Maximizing Tax Deductions

It’s that time of year: the annual chore of filing your income tax return and hoping for a refund or at least minimizing the amount you must pay in. If you are like the majority of taxpayers these days, you may find yourself claiming the “standard deduction” rather than itemizing your income tax deductions.

Tax deductions allow you to subtract certain specific expenses, including your charitable contributions, from the amount of income on which you must pay taxes. The standard deduction is a dollar amount you can deduct from your taxable income without the need to document individual expenses. If the total of your itemized deductions exceeds the standard deduction, then itemizing saves you more money on taxes.

Claiming the standard deduction is certainly easier: you simply reduce your taxable income by the standard deduction amount with no need to keep records or justify your deductions. For 2024, the standard deduction is $29,200 for married couples filing jointly and $14,600 for single taxpayers.

However, if you do not itemize your deductions, then you receive no tax benefit from the charitable deduction for your contributions.

A savvy strategy to save taxes is to bundle your deductible transactions into years when it makes sense to itemize your deductions. The basic idea is, instead of allowing your tax-deductible expenditures – including your charitable contributions – to occur across multiple years, you concentrate your deductions into one tax year when your itemized deductions exceed the standard deduction amount for that year so that you can take full advantage of your itemized deductions.

By bundling charitable contributions, you can potentially claim a larger tax deduction in one year, reducing your taxable income and lowering your overall tax bill. To maximize the benefit, you will need to plan ahead, scheduling larger contributions for the year you plan to bundle your deductions, or making several year’s contributions in one. A donor advised fund can be a useful tool for bundling charitable contributions.

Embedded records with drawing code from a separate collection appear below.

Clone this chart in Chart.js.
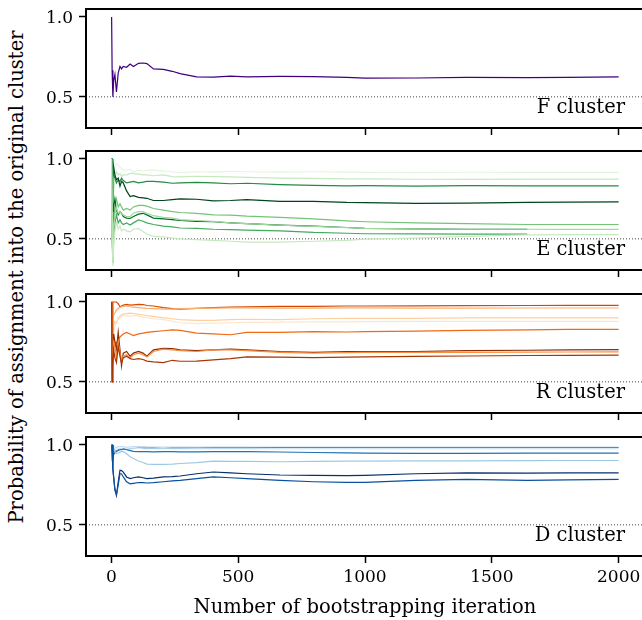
<!DOCTYPE html>
<html><head><meta charset="utf-8">
<script src="https://cdn.jsdelivr.net/npm/chart.js@4.4.0/dist/chart.umd.min.js"></script>
<style>
html,body{margin:0;padding:0;background:#fff;overflow:hidden;width:642px;height:620px;position:relative;}
canvas{position:absolute;left:0;}
#ylab{position:absolute;width:600px;left:-283px;top:267px;height:20px;line-height:20px;text-align:center;transform:rotate(-90deg);font-family:"DejaVu Serif";font-size:19.5px;color:#000;white-space:nowrap;}
</style></head><body>
<div id="ylab"></div>
<canvas id="c0"></canvas><canvas id="c1"></canvas><canvas id="c2"></canvas><canvas id="c3"></canvas>
<script>
// ---------- data ----------
const ITERS = [1,3,6,9,14,20,27,34,40,47,60,74,87,107,125,140,166,205,240,271,336,402,470,534,665,797,928,1000,1200,1400,1640,1800,2000];
const X_TICKS = [0,500,1000,1500,2000];
const Y_TICKS = [0.5,1.0];
const REF_LEVEL = 0.5;
const X_RANGE = [-100,2100];
const Y_RANGE = [0.305,1.05];
const PANEL_LABELS = ['F cluster','E cluster','R cluster','D cluster'];
const X_LABEL = 'Number of bootstrapping iteration';
const Y_LABEL = 'Probability of assignment into the original cluster';

const F_LINES = [
 [1.0,0.667,0.5,0.6,0.64,0.53,0.65,0.69,0.675,0.69,0.685,0.705,0.69,0.71,0.712,0.708,0.675,0.672,0.66,0.645,0.625,0.623,0.63,0.625,0.628,0.627,0.622,0.617,0.618,0.622,0.62,0.622,0.625]
];
const F_COLORS = ['#3f007d'];

const E_LINES = [
 [1,1,1,0.9,0.95,0.97,0.96,0.95,0.94,0.93,0.93,0.935,0.92,0.93,0.925,0.93,0.93,0.925,0.92,0.915,0.92,0.918,0.922,0.92,0.918,0.92,0.918,0.916,0.915,0.917,0.916,0.916,0.916],
 [1,1,0.67,0.8,0.88,0.92,0.9,0.91,0.89,0.9,0.9,0.91,0.91,0.905,0.9,0.9,0.895,0.9,0.89,0.888,0.892,0.89,0.888,0.885,0.88,0.878,0.876,0.875,0.873,0.872,0.874,0.874,0.874],
 [1,1,1,0.9,0.88,0.85,0.87,0.86,0.88,0.865,0.85,0.855,0.86,0.85,0.855,0.86,0.86,0.855,0.848,0.85,0.853,0.85,0.845,0.848,0.84,0.835,0.832,0.833,0.83,0.833,0.832,0.832,0.832],
 [1,1,1,0.95,0.9,0.87,0.88,0.83,0.86,0.85,0.8,0.765,0.77,0.76,0.757,0.754,0.74,0.74,0.745,0.75,0.748,0.738,0.74,0.745,0.735,0.735,0.728,0.727,0.722,0.724,0.728,0.73,0.731],
 [1,0.5,0.4,0.6,0.7,0.75,0.7,0.72,0.7,0.68,0.69,0.68,0.7,0.71,0.71,0.705,0.69,0.68,0.67,0.665,0.66,0.65,0.648,0.642,0.635,0.625,0.612,0.607,0.6,0.595,0.59,0.59,0.59],
 [1,1,0.5,0.7,0.75,0.68,0.65,0.67,0.66,0.64,0.63,0.628,0.64,0.655,0.66,0.65,0.63,0.625,0.62,0.615,0.61,0.607,0.6,0.595,0.586,0.58,0.571,0.566,0.562,0.56,0.56,null,null],
 [1,0.5,0.35,0.5,0.6,0.65,0.6,0.62,0.6,0.59,0.6,0.586,0.6,0.618,0.61,0.6,0.59,0.58,0.575,0.568,0.565,0.56,0.558,0.555,0.55,0.54,0.535,0.532,0.531,0.53,0.53,null,null],
 [1,0.67,0.45,0.55,0.65,0.7,0.66,0.67,0.66,0.65,0.64,0.64,0.66,0.67,0.67,0.66,0.645,0.635,0.63,0.62,0.615,0.61,0.6,0.595,0.585,0.578,0.57,0.566,0.562,0.56,0.56,0.559,0.559],
 [1,0.5,0.33,0.45,0.55,0.6,0.56,0.58,0.55,0.56,0.55,0.544,0.56,0.565,0.545,0.53,0.515,0.513,0.505,0.5,0.495,0.49,0.485,0.48,0.48,0.485,0.49,0.498,0.505,0.515,0.525,0.527,0.527]
];
const E_COLORS = ['#e5f5e0','#c7e9c0','#238b45','#00441b','#74c476','#006d2c','#41ab5d','#a1d99b','#c7e9c0'];

const R_LINES = [
 [1,1,1,1,1,1,0.99,0.97,0.975,0.98,0.985,0.98,0.982,0.985,0.984,0.978,0.975,0.965,0.958,0.955,0.96,0.965,0.968,0.97,0.972,0.973,0.975,0.975,0.976,0.977,0.978,0.979,0.979],
 [1,1,0.9,0.92,0.93,0.95,0.96,0.965,0.97,0.972,0.975,0.97,0.968,0.965,0.962,0.96,0.958,0.955,0.955,0.958,0.96,0.962,0.963,0.963,0.962,0.962,0.963,0.963,0.962,0.962,0.9625,0.9625,0.9625],
 [1,1,0.8,0.85,0.88,0.87,0.9,0.91,0.92,0.925,0.927,0.93,0.928,0.922,0.92,0.915,0.91,0.9,0.895,0.89,0.885,0.885,0.89,0.892,0.89,0.895,0.897,0.898,0.898,0.9,0.9,0.9,0.9],
 [1,0.67,0.75,0.8,0.85,0.88,0.89,0.9,0.91,0.915,0.915,0.91,0.915,0.912,0.905,0.9,0.895,0.89,0.88,0.87,0.865,0.868,0.87,0.872,0.874,0.876,0.876,0.877,0.878,0.878,0.879,0.879,0.879],
 [1,1,0.67,0.7,0.75,0.74,0.77,0.78,0.79,0.8,0.81,0.8,0.79,0.8,0.805,0.81,0.815,0.82,0.825,0.822,0.805,0.8,0.795,0.81,0.81,0.815,0.812,0.815,0.818,0.822,0.826,0.828,0.829],
 [1,0.5,0.5,0.8,0.75,0.7,0.81,0.7,0.6,0.68,0.69,0.66,0.68,0.69,0.68,0.66,0.7,0.71,0.708,0.7,0.695,0.7,0.705,0.7,0.69,0.685,0.69,0.69,0.69,0.695,0.698,0.7,0.702],
 [1,0.5,0.67,0.75,0.72,0.65,0.75,0.68,0.63,0.66,0.67,0.65,0.67,0.68,0.67,0.655,0.69,0.705,0.7,0.695,0.69,0.7,0.7,0.695,0.685,0.68,0.683,0.685,0.684,0.685,0.686,0.687,0.6875],
 [1,0.5,0.6,0.7,0.65,0.62,0.72,0.66,0.62,0.65,0.66,0.645,0.64,0.645,0.64,0.63,0.625,0.62,0.635,0.629,0.63,0.638,0.645,0.656,0.655,0.652,0.655,0.656,0.66,0.662,0.665,0.666,0.667]
];
const R_COLORS = ['#d94801','#fdae6b','#fdd0a2','#fee6ce','#f16913','#8c2d04','#fd8d3c','#a63603'];

const D_LINES = [
 [1,1,0.95,0.97,0.98,0.985,0.99,0.99,0.99,0.988,0.987,0.988,0.99,0.99,0.99,0.988,0.987,0.987,0.987,0.986,0.986,0.987,0.987,0.987,0.987,0.987,0.987,0.987,0.987,0.987,0.987,0.987,0.987],
 [1,0.9,0.93,0.95,0.96,0.965,0.97,0.975,0.97,0.972,0.975,0.977,0.978,0.98,0.98,0.98,0.98,0.978,0.98,0.98,0.981,0.982,0.982,0.982,0.983,0.983,0.983,0.983,0.983,0.983,0.983,0.983,0.983],
 [1,1,1,1,0.98,0.97,0.98,0.975,0.97,0.975,0.978,0.98,0.98,0.978,0.976,0.975,0.975,0.976,0.975,0.975,0.975,0.975,0.975,0.975,0.975,0.975,0.975,0.975,0.975,0.975,0.975,0.975,0.975],
 [1,1,0.92,0.94,0.95,0.96,0.965,0.97,0.972,0.975,0.97,0.965,0.96,0.958,0.958,0.958,0.957,0.958,0.958,0.957,0.957,0.958,0.958,0.958,0.956,0.953,0.95,0.949,0.948,0.948,0.949,0.949,0.949],
 [1,1,0.97,0.98,0.96,0.947,0.95,0.955,0.958,0.958,0.945,0.926,0.915,0.9,0.89,0.88,0.878,0.878,0.88,0.884,0.89,0.899,0.898,0.897,0.895,0.897,0.899,0.899,0.9,0.901,0.902,0.903,0.903],
 [1,1,0.85,0.8,0.72,0.684,0.768,0.842,0.84,0.83,0.8,0.79,0.795,0.8,0.795,0.79,0.792,0.8,0.802,0.806,0.82,0.831,0.826,0.82,0.812,0.81,0.808,0.81,0.82,0.826,0.824,0.825,0.825],
 [1,1,0.85,0.8,0.72,0.69,0.75,0.82,0.82,0.8,0.77,0.757,0.76,0.765,0.764,0.762,0.764,0.77,0.775,0.778,0.79,0.8,0.795,0.789,0.778,0.77,0.766,0.766,0.778,0.785,0.778,0.782,0.785]
];
const D_COLORS = ['#c6dbef','#4292c6','#deebf7','#2171b5','#9ecae1','#08306b','#08519c'];

// ---------- layout ----------
const FONT = 'DejaVu Serif';
const PANEL_TOPS = [9, 151.3, 293.6, 436.7];
const PANEL_H = 119;
const PAD_TOP = 20;
const CANVAS_W = 660;

document.getElementById('ylab').textContent = Y_LABEL;

const framePlugin = {
  id: 'frame',
  afterDatasetsDraw(chart, args, opts) {
    const {ctx, chartArea: a} = chart;
    ctx.save();
    ctx.strokeStyle = '#000';
    ctx.lineWidth = 2;
    ctx.strokeRect(a.left, a.top, a.right - a.left, a.bottom - a.top);
    ctx.font = '19.5px "' + FONT + '"';
    ctx.fillStyle = '#000';
    ctx.textAlign = 'right';
    ctx.textBaseline = 'alphabetic';
    ctx.fillText(opts.label, a.right - 19, a.bottom - 15.5);
    ctx.restore();
  }
};

function makePanel(idx, lines, colors, label, last) {
  const cv = document.getElementById('c' + idx);
  const xh = last ? 64 : 30;
  const H = PAD_TOP + PANEL_H + xh;
  cv.width = CANVAS_W; cv.height = H;
  cv.style.width = CANVAS_W + 'px'; cv.style.height = H + 'px';
  cv.style.top = (PANEL_TOPS[idx] - PAD_TOP) + 'px';

  const datasets = lines.map((vals, i) => ({
    data: vals.map((v, j) => ({x: ITERS[j], y: v})).filter(p => p.y !== null),
    borderColor: colors[i],
    borderWidth: 1.2,
    pointRadius: 0,
    fill: false,
    tension: 0,
    order: lines.length - i
  }));
  datasets.push({
    data: X_RANGE.map(x => ({x: x, y: REF_LEVEL})),
    borderColor: '#444',
    borderWidth: 1,
    borderDash: [1, 2],
    pointRadius: 0,
    fill: false,
    order: 100
  });

  const gridOpts = {display: true, drawOnChartArea: false, drawTicks: true, tickLength: 7, tickWidth: 1.5, tickColor: '#000'};

  new Chart(cv, {
    type: 'line',
    data: {datasets},
    plugins: [framePlugin],
    options: {
      responsive: false,
      animation: false,
      events: [],
      layout: {padding: {top: PAD_TOP, left: 0, right: CANVAS_W - 644, bottom: 0}},
      plugins: {legend: {display: false}, tooltip: {enabled: false}, frame: {label}},
      scales: {
        x: {
          type: 'linear', min: X_RANGE[0], max: X_RANGE[1],
          afterBuildTicks: s => { s.ticks = X_TICKS.map(v => ({value: v})); },
          afterFit: s => { s.height = xh; },
          grid: gridOpts,
          border: {display: false},
          ticks: {color: last ? '#000' : 'rgba(0,0,0,0)', font: {family: FONT, size: 17}, padding: 4, maxRotation: 0, autoSkip: false, callback: v => String(v)},
          title: {display: last, text: X_LABEL, color: '#000', font: {family: FONT, size: 19.5}, padding: {top: 0, bottom: 0}}
        },
        y: {
          min: Y_RANGE[0], max: Y_RANGE[1],
          afterBuildTicks: s => { s.ticks = Y_TICKS.map(v => ({value: v})); },
          afterFit: s => { s.width = 86; },
          grid: gridOpts,
          border: {display: false},
          ticks: {color: '#000', font: {family: FONT, size: 17}, padding: 6, labelOffset: 2, callback: v => Number(v).toFixed(1)}
        }
      }
    }
  });
}

makePanel(0, F_LINES, F_COLORS, PANEL_LABELS[0], false);
makePanel(1, E_LINES, E_COLORS, PANEL_LABELS[1], false);
makePanel(2, R_LINES, R_COLORS, PANEL_LABELS[2], false);
makePanel(3, D_LINES, D_COLORS, PANEL_LABELS[3], true);
</script>
</body></html>
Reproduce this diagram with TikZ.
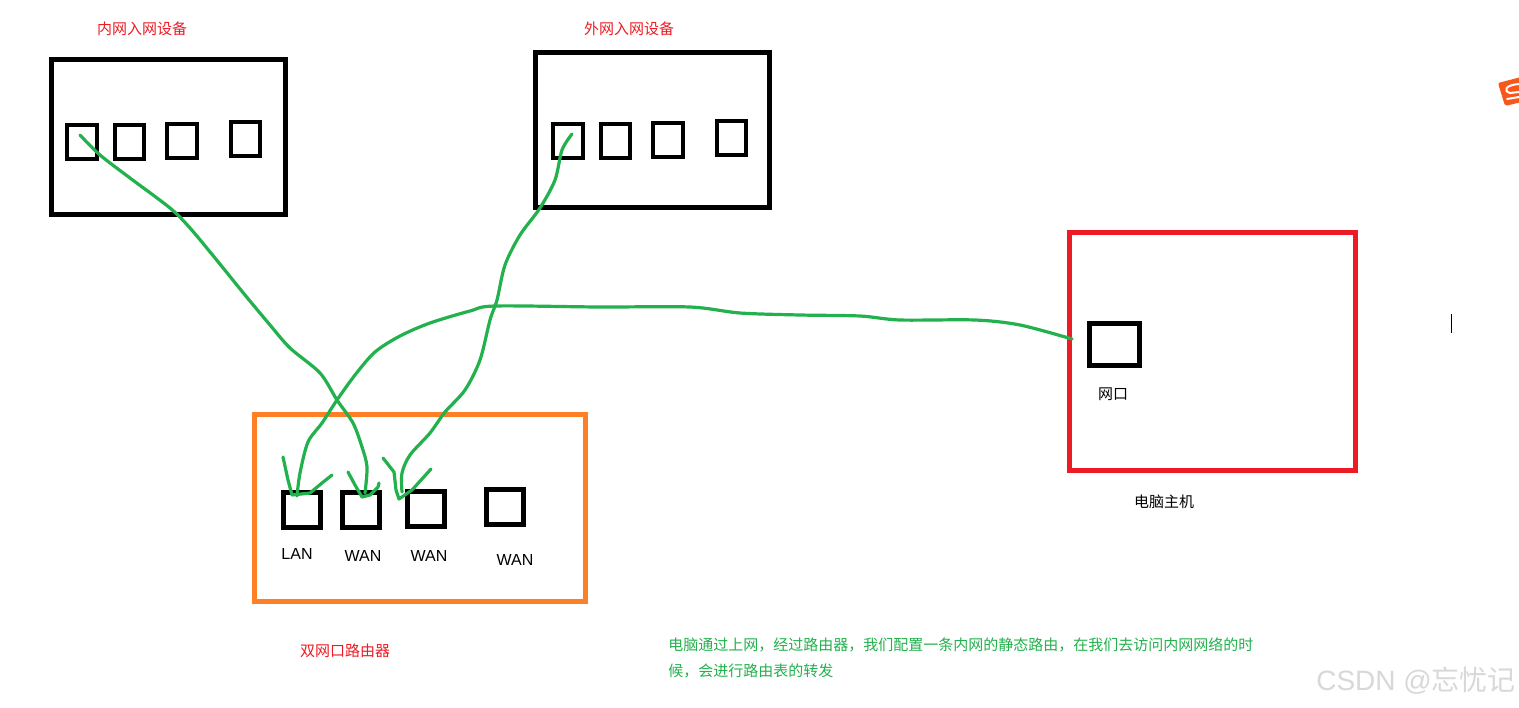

The deduction bundling strategy may not work for everyone. If your total itemized deductions, even with bundled contributions, is not more than the standard deduction, then bundling will not save you money. There are limits to how much you can deduct for charitable contributions (usually 50% of your adjusted gross income). Shifting the timing of your deductible items can be complex. It is important to consult a tax professional to ensure it fits your specific financial situation.